My own research shows that there are few mentions of the X-Men on the website (or for that matter The Fantastic Four). Take it from a fan of the X-Men, they used to be HUGE; now not so much. And it's basically confirmed that Disney has forbidden the creation of new X-Men characters. My question to you doesn't necessarily revolve around whether Disney has the right to crush its competition like this, because it obviously does or it wouldn't be doing it. My question to you is whether this kind of conduct breaks any antitrust laws, and whether or not you (like me) are crying out "foul!"

As you may know, United States antitrust law is a collection of federal and state government laws which regulate the conduct and organization of business corporations, generally to promote fair competition for the benefit of consumers. It was used to break up Ma Bell on January 8, 1982 by forcing AT&T Corporation to relinquish control of the Bell Operating Companies that provided local telephone service in the United States. "Monopoly" (despite the popularity as a board game) is a dirty word in our capitalist society and for good reason. Monopolies kill competition and the public at large is the one that suffers because of it.

Admittedly, comic books are a far cry from controlling all the phone service in the United States. However, the idea behind antitrust is to prevent collusion that restrains trade. I'm not a lawyer, but it doesn't seem fair that a company like Marvel could sell its characters to different film corporations, and then get bought out by a huge film corporation which then demands that it strangle any comic characters that support its competition in the free market that is Hollywood.

Honestly, I love the Marvel movies produced by Disney. But the more I hear of its business practices, the more I'm convinced that the House of Mouse just might be the most friendly cartel in North America.


  1. It did seem fishy how after 50 years they decided to end the Fantastic Four comic just before the reboot movie comes out. And now they "killed" Deadpool off just when production on that movie is beginning.

  2. Actually, Disney owns the X-Men, so it's not doing anything to its competition. Looking at it like that is an incorrect way to see things. If they happen to be focusing on their unlicensed characters, well, that just makes good business sense. Especially if they want to make the licensed characters less appealing to Fox and Sony. And, well, Fox has been completely unwilling to work with Marvel or Disney on things related to the X-Man franchise, and Sony only -just- allowed some negotiation with Spider-Man after, at first, being completely resistant.

    None of it matters, anyway. Comic books, at present, are no more than marketing tools for the movies. Any one of Marvel's movies generates more profit than the entire line of Marvel comics for an entire year. Or more.

  3. *shakes head*
    It doesn't surprise me. When it's all about the money, corporations do things... It's annoying. And probably illegal. But only if they get caught and/or sued.
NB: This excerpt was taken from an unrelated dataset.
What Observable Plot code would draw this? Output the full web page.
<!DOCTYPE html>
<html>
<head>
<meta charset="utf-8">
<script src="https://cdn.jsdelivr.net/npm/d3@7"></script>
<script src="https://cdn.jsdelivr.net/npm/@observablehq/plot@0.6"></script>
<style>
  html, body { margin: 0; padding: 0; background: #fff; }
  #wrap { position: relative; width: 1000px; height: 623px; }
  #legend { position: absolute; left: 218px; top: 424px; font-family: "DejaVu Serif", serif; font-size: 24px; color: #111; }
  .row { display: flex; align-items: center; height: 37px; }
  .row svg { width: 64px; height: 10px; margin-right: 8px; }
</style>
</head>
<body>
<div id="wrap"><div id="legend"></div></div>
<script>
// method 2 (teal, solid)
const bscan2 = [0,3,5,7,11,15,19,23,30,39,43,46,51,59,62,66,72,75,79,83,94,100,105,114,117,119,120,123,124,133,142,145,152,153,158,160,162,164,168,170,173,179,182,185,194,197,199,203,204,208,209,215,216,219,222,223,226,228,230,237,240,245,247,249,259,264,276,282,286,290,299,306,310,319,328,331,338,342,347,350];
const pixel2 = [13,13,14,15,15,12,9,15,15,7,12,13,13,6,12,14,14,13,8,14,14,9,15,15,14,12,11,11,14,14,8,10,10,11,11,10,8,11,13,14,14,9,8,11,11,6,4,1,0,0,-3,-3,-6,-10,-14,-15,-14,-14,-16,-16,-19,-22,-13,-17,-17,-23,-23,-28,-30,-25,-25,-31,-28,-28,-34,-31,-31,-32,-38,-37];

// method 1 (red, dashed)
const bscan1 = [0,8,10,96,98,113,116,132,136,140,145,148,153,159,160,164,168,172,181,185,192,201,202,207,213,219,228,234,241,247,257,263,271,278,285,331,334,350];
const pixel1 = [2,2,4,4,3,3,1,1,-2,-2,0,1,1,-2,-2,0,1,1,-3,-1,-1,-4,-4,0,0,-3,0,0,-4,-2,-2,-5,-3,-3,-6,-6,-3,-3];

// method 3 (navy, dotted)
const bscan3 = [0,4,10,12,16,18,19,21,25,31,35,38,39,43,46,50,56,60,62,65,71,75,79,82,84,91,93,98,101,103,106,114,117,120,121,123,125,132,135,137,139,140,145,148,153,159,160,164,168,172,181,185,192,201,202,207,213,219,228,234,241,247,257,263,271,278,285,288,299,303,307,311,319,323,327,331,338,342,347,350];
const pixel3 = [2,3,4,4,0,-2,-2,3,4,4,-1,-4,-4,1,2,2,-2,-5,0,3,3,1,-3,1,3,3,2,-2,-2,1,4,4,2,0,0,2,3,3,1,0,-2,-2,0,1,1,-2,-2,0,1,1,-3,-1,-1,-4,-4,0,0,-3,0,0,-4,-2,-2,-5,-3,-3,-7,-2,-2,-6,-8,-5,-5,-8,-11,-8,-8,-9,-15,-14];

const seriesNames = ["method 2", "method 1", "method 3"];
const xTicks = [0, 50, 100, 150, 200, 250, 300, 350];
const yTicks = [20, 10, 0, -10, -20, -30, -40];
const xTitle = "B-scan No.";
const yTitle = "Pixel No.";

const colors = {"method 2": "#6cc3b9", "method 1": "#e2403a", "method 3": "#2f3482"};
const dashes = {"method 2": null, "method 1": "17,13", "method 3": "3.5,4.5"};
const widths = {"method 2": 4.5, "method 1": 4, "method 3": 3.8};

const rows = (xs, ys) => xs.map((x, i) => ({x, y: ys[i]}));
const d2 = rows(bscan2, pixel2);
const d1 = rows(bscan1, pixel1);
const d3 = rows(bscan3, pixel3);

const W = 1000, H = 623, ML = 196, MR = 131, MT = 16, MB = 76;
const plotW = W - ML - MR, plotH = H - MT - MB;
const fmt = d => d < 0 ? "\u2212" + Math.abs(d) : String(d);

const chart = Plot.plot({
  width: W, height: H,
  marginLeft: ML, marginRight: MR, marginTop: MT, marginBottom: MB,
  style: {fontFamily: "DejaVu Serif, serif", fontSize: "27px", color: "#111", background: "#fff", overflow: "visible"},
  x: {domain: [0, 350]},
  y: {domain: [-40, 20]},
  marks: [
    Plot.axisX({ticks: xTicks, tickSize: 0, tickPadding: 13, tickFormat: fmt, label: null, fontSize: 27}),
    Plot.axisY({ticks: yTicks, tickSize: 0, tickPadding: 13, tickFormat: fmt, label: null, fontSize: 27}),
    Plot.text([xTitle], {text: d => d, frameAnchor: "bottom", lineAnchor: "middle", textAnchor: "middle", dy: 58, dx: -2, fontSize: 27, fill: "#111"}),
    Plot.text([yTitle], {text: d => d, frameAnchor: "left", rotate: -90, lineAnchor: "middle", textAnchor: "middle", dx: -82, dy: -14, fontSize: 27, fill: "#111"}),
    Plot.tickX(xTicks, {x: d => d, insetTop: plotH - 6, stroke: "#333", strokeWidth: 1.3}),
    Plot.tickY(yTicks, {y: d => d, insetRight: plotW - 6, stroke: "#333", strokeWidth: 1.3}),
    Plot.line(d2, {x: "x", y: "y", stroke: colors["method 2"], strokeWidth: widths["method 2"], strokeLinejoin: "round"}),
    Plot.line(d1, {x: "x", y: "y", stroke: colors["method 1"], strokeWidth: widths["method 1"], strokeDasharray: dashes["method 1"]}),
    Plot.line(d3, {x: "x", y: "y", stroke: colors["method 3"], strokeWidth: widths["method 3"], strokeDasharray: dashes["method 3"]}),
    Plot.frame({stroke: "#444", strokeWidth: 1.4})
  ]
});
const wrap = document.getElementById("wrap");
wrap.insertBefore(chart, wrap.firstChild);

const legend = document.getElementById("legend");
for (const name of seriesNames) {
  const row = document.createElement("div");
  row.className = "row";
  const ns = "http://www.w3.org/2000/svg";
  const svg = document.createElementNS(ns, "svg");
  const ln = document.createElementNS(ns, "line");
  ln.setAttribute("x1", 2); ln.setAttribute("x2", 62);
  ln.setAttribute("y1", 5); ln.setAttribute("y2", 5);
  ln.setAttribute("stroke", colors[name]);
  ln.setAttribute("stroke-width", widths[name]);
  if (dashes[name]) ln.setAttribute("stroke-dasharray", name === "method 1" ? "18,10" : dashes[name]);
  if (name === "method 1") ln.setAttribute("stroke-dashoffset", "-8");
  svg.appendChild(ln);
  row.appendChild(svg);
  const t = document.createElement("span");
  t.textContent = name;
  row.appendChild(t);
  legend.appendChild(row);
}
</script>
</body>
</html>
  4. The House of Mouse has always been incredibly protective of their franchise, sometimes to the point of lunacy. A few years ago a local mom and pop daycare center painted Bambi on one of its walls and they were threatened with a lawsuit by the Disney corporation.
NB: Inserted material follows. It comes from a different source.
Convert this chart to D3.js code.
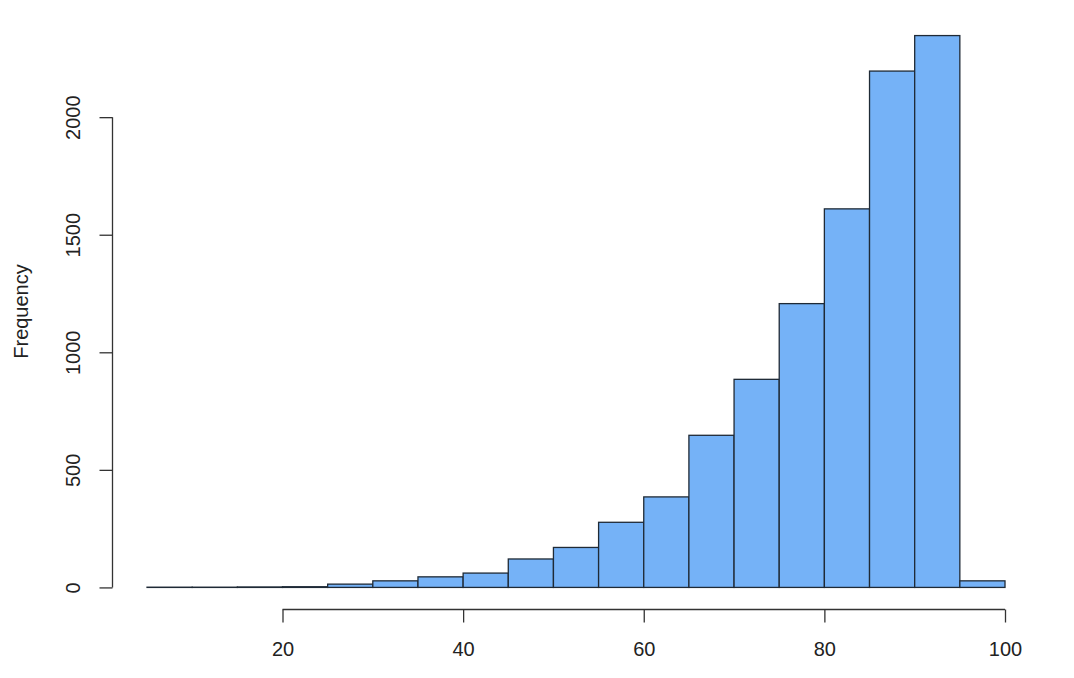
<!DOCTYPE html>
<html>
<head>
<meta charset="utf-8">
<script src="https://cdn.jsdelivr.net/npm/d3@7/dist/d3.min.js"></script>
<style>
  html, body { margin: 0; padding: 0; background: #fff; }
  svg { display: block; }
  text { font-family: "Liberation Sans", Arial, Helvetica, sans-serif; fill: #222; }
</style>
</head>
<body>
<svg id="chart" width="1074" height="678"></svg>
<script>
// Histogram bins (lower edges, width 5) and counts
const binStarts = [5, 10, 15, 20, 25, 30, 35, 40, 45, 50, 55, 60, 65, 70, 75, 80, 85, 90, 95];
const binWidth = 5;
const counts = [1, 1, 2, 3, 14, 28, 45, 61, 121, 170, 277, 385, 647, 885, 1207, 1610, 2196, 2347, 28];
const xTicks = [20, 40, 60, 80, 100];
const yTicks = [0, 500, 1000, 1500, 2000];
const yLabel = "Frequency";

const svg = d3.select("#chart");

const yMaxData = d3.max(counts);
const yPad = yMaxData * 0.04;

const plotLeft = 112.5;
const plotTop = 13.5, plotBottom = 609.5;

const x = d3.scaleLinear().domain([20, 100]).range([282.5, 1005]);
const y = d3.scaleLinear().domain([-yPad, yMaxData + yPad]).range([plotBottom, plotTop]);

// Bars
svg.append("g").selectAll("rect")
  .data(binStarts.map((s, i) => ({ s, c: counts[i] })))
  .join("rect")
  .attr("x", d => x(d.s))
  .attr("width", d => x(d.s + binWidth) - x(d.s))
  .attr("y", d => y(d.c))
  .attr("height", d => y(0) - y(d.c))
  .attr("fill", "#75b2f7")
  .attr("stroke", "#1f2a36")
  .attr("stroke-width", 1.3);

// X axis (R style: line from first to last tick)
const xAxis = d3.axisBottom(x).tickValues(xTicks).tickSize(13).tickPadding(19).tickSizeOuter(0).tickFormat(d3.format("d"));
const gx = svg.append("g").attr("transform", `translate(0,${plotBottom})`).call(xAxis);
gx.select(".domain").attr("d", `M${x(xTicks[0])},0H${x(xTicks[xTicks.length - 1])}`).attr("stroke", "#333").attr("stroke-width", 1.3);
gx.selectAll(".tick line").attr("stroke", "#333").attr("stroke-width", 1.3);
gx.selectAll(".tick text").attr("font-size", 20).attr("font-family", "Liberation Sans, Arial, sans-serif").attr("fill", "#222");

// Y axis
const yAxis = d3.axisLeft(y).tickValues(yTicks).tickSize(13).tickPadding(0).tickSizeOuter(0).tickFormat(d3.format("d"));
const gy = svg.append("g").attr("transform", `translate(${plotLeft},0)`).call(yAxis);
gy.select(".domain").attr("d", `M0,${y(yTicks[0])}V${y(yTicks[yTicks.length - 1])}`).attr("stroke", "#333").attr("stroke-width", 1.3);
gy.selectAll(".tick line").attr("stroke", "#333").attr("stroke-width", 1.3);
gy.selectAll(".tick text")
  .attr("font-size", 20)
  .attr("font-family", "Liberation Sans, Arial, sans-serif")
  .attr("fill", "#222")
  .attr("x", null)
  .attr("text-anchor", "middle")
  .attr("transform", "translate(-40,0) rotate(-90)")
  .attr("dy", "0.35em");

// Y label
svg.append("text")
  .attr("transform", `translate(28,${(plotTop + plotBottom) / 2}) rotate(-90)`)
  .attr("text-anchor", "middle")
  .attr("font-size", 20)
  .text(yLabel);
</script>
</body>
</html>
  5. I thought I was going to say something intelligent about Disney and this issue, but Andrew makes some points that tell me I don't know much on the subject of Disney, Marvel Comics, et al. But historically you're right, Mike, about monopolies and trusts being bad in the long run. But one irony: the old Ma Bell (regulated) monopoly treated its workers better, had better training for them, and paid higher wages compared to many of its competitive descedants

  6. My grandson loves Marvel's Super Hero Squad. His feelings will get crushed when he finds out that big corporations like Disney can hurt Marvel characters. Children do not understand legalities and finances. To them popularity of their favourite characters is very important. Also if they do not see them in stores they will wonder why. Also, my husband and myself have just started understanding what X-Men is all about (in order to understand our adult children's conversations). I feel that we took the trouble for nothing.

  7. I am not a fan of monopolies. Though I do like the game. grin.